We say that a ring is a Hilbert ring if any radical in it is the intersection of maximal ideals.
I quote my university lecture notes:
It is actually possible to show that if $K$ is any field, then the ring $K[x_1, . . . , x_n]$ is a Hilbert ring. The (strong) Hilbert Nullstellensatz is equivalent to this fact.
My question is, how is Hilbert Nullstellensatz equivalent to this?
My thoughts: Hilbert´s Nullstellensatz says that for any $K$ algebraically closed and any proper ideal in $K[x_1, . . . , x_n]$, $I(V(J)) = \sqrt{J}$. That is, any ideal generated by an affine algebraic set generated by $J$ is in a form of racical of $J$.
In other words, if a polynomial $f \in V(J)$ has $f(P) = 0 \forall P \in V(J)$, then $\exists n \in \mathbb{N}$ such that $f^n \in J$. (Or it says "$f^n \in I$", not $J$ on Wikipedia which I also dont understand why.)
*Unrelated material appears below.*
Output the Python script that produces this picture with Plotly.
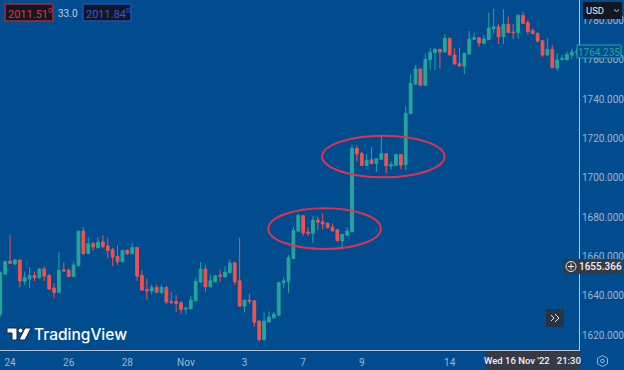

The $J$ (I think) "lives" in $K[x_1, . . . , x_n]$ too and maybe we could use that "maximal ideal implies prime ideal, which impplies radical ideal" to achieve the mentioned equivalence?
I am not really sure though, maybe it is just a mistake in the notes or my wrong interpretation of something.
Thank you for your help.
EDIT: To clarify, I am working over an algebraically closed field.
$I(V(J))$ is the intersection of all the functions which vanish at each point of $V(J)$. But that's the same as the intersection of all the maximal ideals containing $J$. By the definition of a Hilbert ring, that's the same thing as $\sqrt{J}$. For the converse, run this backwards.